Here’s why: Kramer prepares the rabbit three ways. First, she confits the legs in duck fat, marinates the saddle in paprika and a spice called Hawayij, and simmers the belly and scraps into a stew. Then, she adds pickled vegetables, preserved-lemon yogurt, a red and a green schug (Israeli hot sauce), braised chickpeas, a fennel-and-herb salad, and, best of all, fried “flaky bread” to the spread. The menu simply lists this under its “large dishes” category, but it could easily serve five people and turn into a kind of DIY rabbit-sandwich party. It is glorious.

“You see a whole-roasted chicken on every menu, but I noticed that nobody was serving a whole rabbit,” Kramer says. “It’s been integral to the concept of the restaurant since day one, but during the first two months, it was a hard sell.” She says customers tend to be put off by the idea of eating a bunny, “but the actual texture and flavor of the meat is very approachable. We were selling six a week, and now, we sell something like 50. It’s definitely changed as the amount of press has brought people in specifically for the dish.”

To buy her rabbits, Kramer turned to the eighteen-month-old Cascun Farm in Syracuse, where Andrea and Don Cascun raise antibiotic-free rabbits and do all of the processing themselves. Needless to say, the Cascuns have had some trouble keeping up with demand. Kramer wants her rabbits to be large, and the Cascuns work hard to meet her special requests. “Sara was originally purchasing eight or ten rabbits a week, and then she had a review in the Times,” says Andrea Cascun. “The next week, she asked us for 40 rabbits, which was awesome, but we’ve had to grow into her demands. Glasserie has jumped us to the next level.”

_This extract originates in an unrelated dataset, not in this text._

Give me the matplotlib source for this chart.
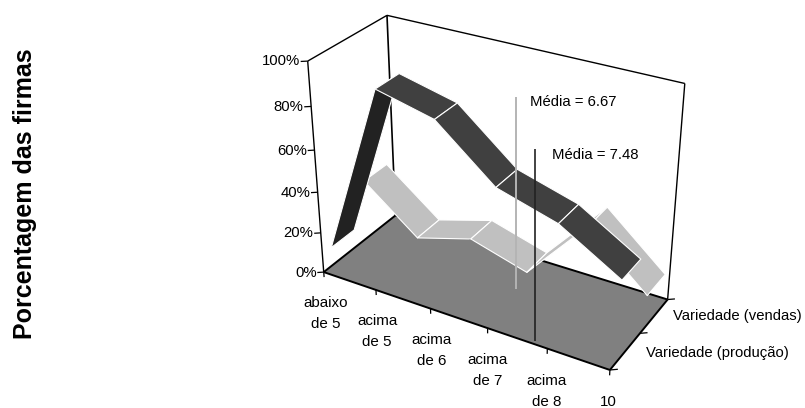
import numpy as np
import matplotlib
matplotlib.use('Agg')
import matplotlib.pyplot as plt
from mpl_toolkits.mplot3d.art3d import Poly3DCollection
from mpl_toolkits.mplot3d import proj3d

plt.rcParams['font.family']=['Liberation Sans','DejaVu Sans']

## Share of firms by product variety, 3D ribbon chart

categories=['abaixo\nde 5','acima\nde 5','acima\nde 6','acima\nde 7','acima\nde 8','10']
producao=[9.5,92,85.5,63,55,38.5]
vendas=[30,9,17,9,40,16]
pct_ticks=[0,20,40,60,80,100]
series_names=['Variedade (produção)','Variedade (vendas)']
y_title='Porcentagem das firmas'
medias=[6.67,7.48]

W=805
H=408
dark='#404040'
darker='#222222'
light='#C0C0C0'
floor='#808080'

# camera
elev=29.3262
azim=-59.8027
focal=0.5662
box=(1,0.4053,0.7258)
cam_s=2297.44
cam_tx=492.84
cam_ty=183.74

side=cam_s*0.185
cx=cam_tx-0.0025*cam_s
cy=cam_ty+0.0025*cam_s

fig=plt.figure(figsize=(W/100,H/100),dpi=100)
ax=fig.add_axes([(cx-side/2)/W,(H-cy-side/2)/H,side/W,side/H],projection='3d',computed_zorder=False)
ax.set_proj_type('persp',focal_length=focal)
ax.view_init(elev=elev,azim=azim)
ax.set_box_aspect(box)
nx=len(categories)-1
ax.set_xlim(0,nx)
ax.set_ylim(0,1)
ax.set_zlim(0,100)
ax.set_xticks([])
ax.set_yticks([])
ax.set_zticks([])
ax.set_axis_off()
ax.patch.set_visible(False)

# walls (outline only)
def edge(a,b,lw=1.0,z=1):
    ax.plot([a[0],b[0]],[a[1],b[1]],[a[2],b[2]],color='k',lw=lw,zorder=z,solid_capstyle='butt')

# text at a 3D point, placed as plain figure text
def label3d(x,y,z,s,**kw):
    X,Y,_=proj3d.proj_transform(x,y,z,ax.get_proj())
    px,py=ax.transData.transform((X,Y))
    fig.text(px/W,py/H,s,**kw)

edge((0,1,0),(0,1,100),1.2)
edge((0,0,100),(0,1,100))
edge((0,1,100),(nx,1,100))
edge((nx,1,100),(nx,1,0))

# floor
ax.add_collection3d(Poly3DCollection([[(0,0,0),(nx,0,0),(nx,1,0),(0,1,0)]],facecolors=floor,edgecolors='none',zorder=2))
edge((0,1,0),(nx,1,0),1.4,3)
edge((0,0,0),(0,1,0),1.4,3)
edge((0,0,0),(nx,0,0),1.4,3)
edge((nx,0,0),(nx,1,0),1.4,3)
edge((0,0,0),(0,0,100),1.0,3)

# ticks
for v in pct_ticks:
    edge((0,0,v),(-0.08,-0.03,v),0.9,3)
    label3d(-0.09,-0.033,v,'%d%%'%v,ha='right',va='center',fontsize=10.7)
for i,c in enumerate(categories):
    edge((i,0,0),(i,0,-2.6),0.9,3)
    label3d(i,0,-12.5,c,ha='center',va='top',fontsize=10.9,linespacing=1.62)
for t in [0,0.5,1]:
    edge((nx,t,0),(nx+0.09,t+0.035,0),0.9,3)

# ribbons, back series first
def ribbon(vals,y0,y1,colors,z):
    for i in range(len(vals)-1):
        v=[(i,y0,vals[i]),(i+1,y0,vals[i+1]),(i+1,y1,vals[i+1]),(i,y1,vals[i])]
        ax.add_collection3d(Poly3DCollection([v],facecolors=colors[i],edgecolors='white',linewidths=0.8,zorder=z+i*0.1))

ribbon(vendas,0.58,0.90,[light]*5,4)
ribbon(producao,0.11,0.415,[darker,dark,dark,dark,dark],5)

# overlay: x runs in the variety scale, y in pixels from the top
ov=fig.add_axes([0,0,1,1],zorder=5)
ov.patch.set_visible(False)
k=(535-516)/(medias[1]-medias[0])
ov.set_xlim(medias[0]-516/k,medias[0]+(W-516)/k)
ov.set_ylim(H,0)
ov.set_xticks([])
ov.set_yticks([])
ov.set_axis_off()

ov.plot([medias[0]]*2,[97,289],color='#B4B4B4',lw=1.4,solid_capstyle='butt')
ov.plot([medias[1]]*2,[149,341],color='#222222',lw=1.2,solid_capstyle='butt')
ov.text(medias[0]+14/k,102,'Média = %.2f'%medias[0],ha='left',va='center',fontsize=10.7)
ov.text(medias[1]+17/k,155,'Média = %.2f'%medias[1],ha='left',va='center',fontsize=10.7)

fig.text(646/W,1-353/H,series_names[0],ha='left',va='center',fontsize=10.7)
fig.text(673/W,1-316/H,series_names[1],ha='left',va='center',fontsize=10.7)
fig.text(25/W,1-194/H,y_title,rotation=90,ha='center',va='center',fontsize=18,fontweight='bold')

fig.savefig('out.png',dpi=100)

Kramer’s rabbits aren’t the only ones that have seen a recent bump in popularity. Anna Klinger, the chef and owner of Park Slope’s al di là, is New York’s most prominent rabbit pioneer. She has served braised rabbit since the late nineties, and recently, she’s noticed an uptick. “Rabbit has been on our menu for years, and it’s waxed and waned in popularity,” Klinger says. “This is definitely a high moment. A few years ago, I was cooking maybe three whole rabbits a day, which gives us nine portions, versus five a day right now.” Anita Lo, who sells a saddle of rabbit at Annisa, agrees: “Rabbit, in general, has never been a big seller, but people are ordering it more and more,” she says. “I’m not quite sure why.”

Part of the reason could be rabbit’s many virtues: It’s lean, minimally processed, and sustainable as an ingredient. Plenty of other restaurants have recently added rabbit to their menus: The Dutch offers rabbit potpie; Il Buco Alimentari serves fried rabbit at lunch and a spit-roasted version at dinner; Pearl & Ash makes rabbit sausage; and the Modern offers rabbit-truffle dumplings.

Even if the preparations are similar to chicken, the profit margins aren’t because high-quality rabbit is more expensive for chefs to buy. “Chicken can cost anywhere from $1.80 a pound to $4 for local, farm-and-pasture-raised beautiful chicken,” Kramer says. “But I haven’t seen rabbit anywhere for less than $7 a pound.” (At $76, Kramer’s rabbit feast costs exactly the same as the famous roast chicken for two at the Nomad.) “It’s an expensive dish,” she says. “But once it comes to the table, everyone sees much food it is. The accompaniments are part of increasing the perceived value of the dish, as well as the style of the meal.”

Despite the acclaim and the still-growing popularity of Kramer’s rabbit, there is one notable person who still refuses to try it: Kramer’s mother. “Still, to this day, my mother won’t eat it,” Kramer says. “The fear is that they’re cute and cuddly. Any association with a pet makes people feel bad. But chickens are cute, too. I actually have chickens in my backyard.”